A thought creeps into my head as I wander down the street, just, it seems, to nag at me a little. I weave in and out on the busy sidewalk, side-stepping a woman who’s just stopped to browse at a window display and wonder how it is that we can all possibly live here together in the city.
What keeps this whole show from coming to a crashing halt? Just then, a familiar face holds out his cap and asks for some spare change.
Waves of people, anonymous and unknown, streaming by us, standing next to us in line, simply sharing the same space with us. This is the urban condition. A cacophony of disconnected and seemingly random voices and noises, sounds and smells subsume us in a world of the unknown. In the city, day and night melt together, winter and summer merge seamlessly with the quiet turning of a door handle. The city is confusing and senseless. Life in the city, it seems, is always in flux, always moving, awake and changing. It has no beginning nor end, no start or finish, no yesterday or tomorrow, there is just now, just today. It is the negation of time, of season, of continuity.
A dreary morning has given way to a sleepy sun that could barely lift itself above the roof of the apartment across the street and now seems content to nod off again casting long fall shadows.
I slow up. Something smells good. Glancing across the street a line up has already started forming outside a popular restaurant around the corner. Just before dark, right on cue.
We often think of neighbourhoods as places, as the streets and parks and buildings that surround us everyday. We think of buildings and roads and crowded buses. These are the things that stay the same, that give us that connection between what happened yesterday and what’s happening now. They are the bricks and mortar, the timeless, unchanging glass and steel that keeps time from running amok and immersing us forever in the unintelligible chaos of the city street. These are the things we know to be true.
The physical infrastructure of our built environments is critical in the linear progression of our lives, as the glue, the watch face upon which the seconds can be counted away, the backdrop in front of which we play out the days games. Without this certainty, city live would be impossible.
But look a little closer. Our neighbourhoods are filled with people, with a lot of people, most of whom are not known to us. The canvas onto which is painted our daily lives is more than simply the physical space we occupy.
The city is filled with strangers. All around us a thousand bit players, hundreds of extras, unaware that they are all playing roles in each others lives. We are all strangers here. Even those we think we know, the guy at the bakery or your favourite barista, those people that we always come across during the course of our day, are time markers, props in the elaborate construction of meaning we engage in daily.
It is these people who render our experiences legible, who give form to the formlessness of the city as we navigate our way through our days.
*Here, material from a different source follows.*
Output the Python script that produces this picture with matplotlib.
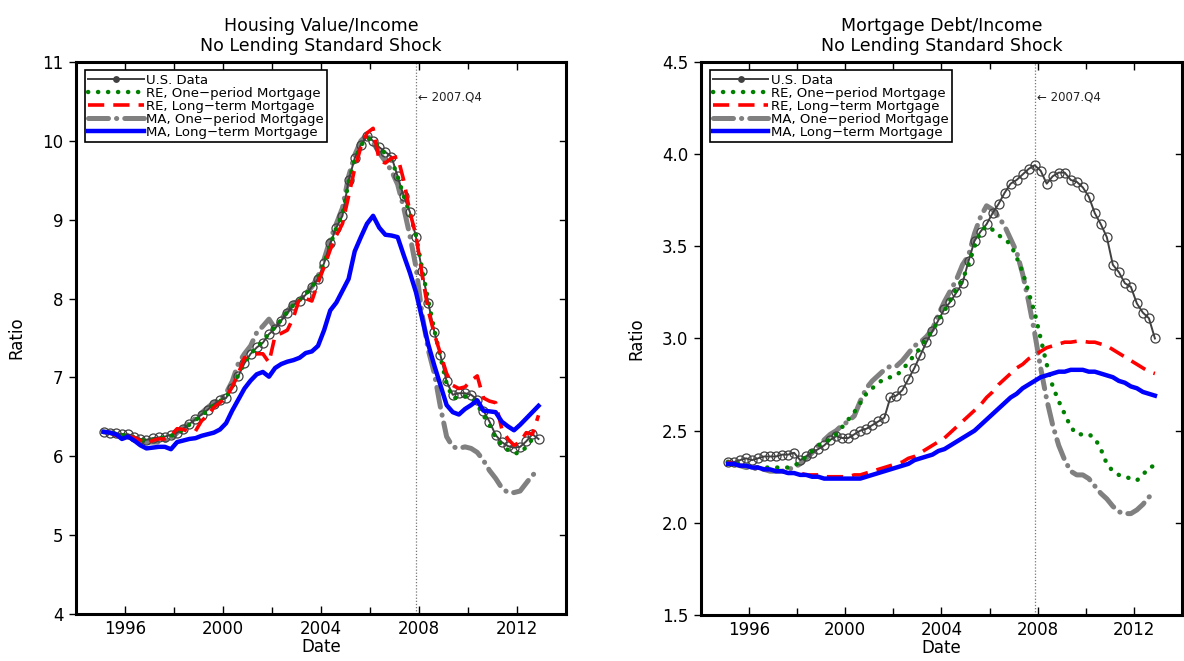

We are all strangers here, and yet we are not alone.
These strangers are part of the city, elements of the architecture, accessories in our daily routine of feeding and entertaining ourselves. And yet it is these people that we rely on to give the places we live, shop, and work some predictability, some feeling of security, of home.
These are the people we enter into a thousand tiny, often unnoticeable relationships with in each and every encounter. It is these people with which we constantly create the links, however informal, that stand at the core of urban living.
We are able to live in the places we do because we have some certainty, some continuity to the ebb and flow, the comings and goings and seeming chaos of the city. It is not necessarily that the physical space in which we live stays the same, is predictable, and feels like home. While this is surely important, it is the fact that the same people are in the same place everyday. Place is far more than the space it occupies, it is the people and indeed, the relationships that remain there, day in and day out.
I work my way down the crowded sidewalk and burst into the warm, steamy confines of the local burger shack. I ponder my order, but I always get the same thing so the pause is noticeable to only the keenest of observers.
Order placed, the cashier asks uncommittedly, “Name.” More of a statement than anything else. “Andrew!” I look around shocked, and a little worried. “That’s it, isn’t it?” The other girl behind the counter asks above the slow din of the place. “Yeah,” I look up smiling, “that’s it.”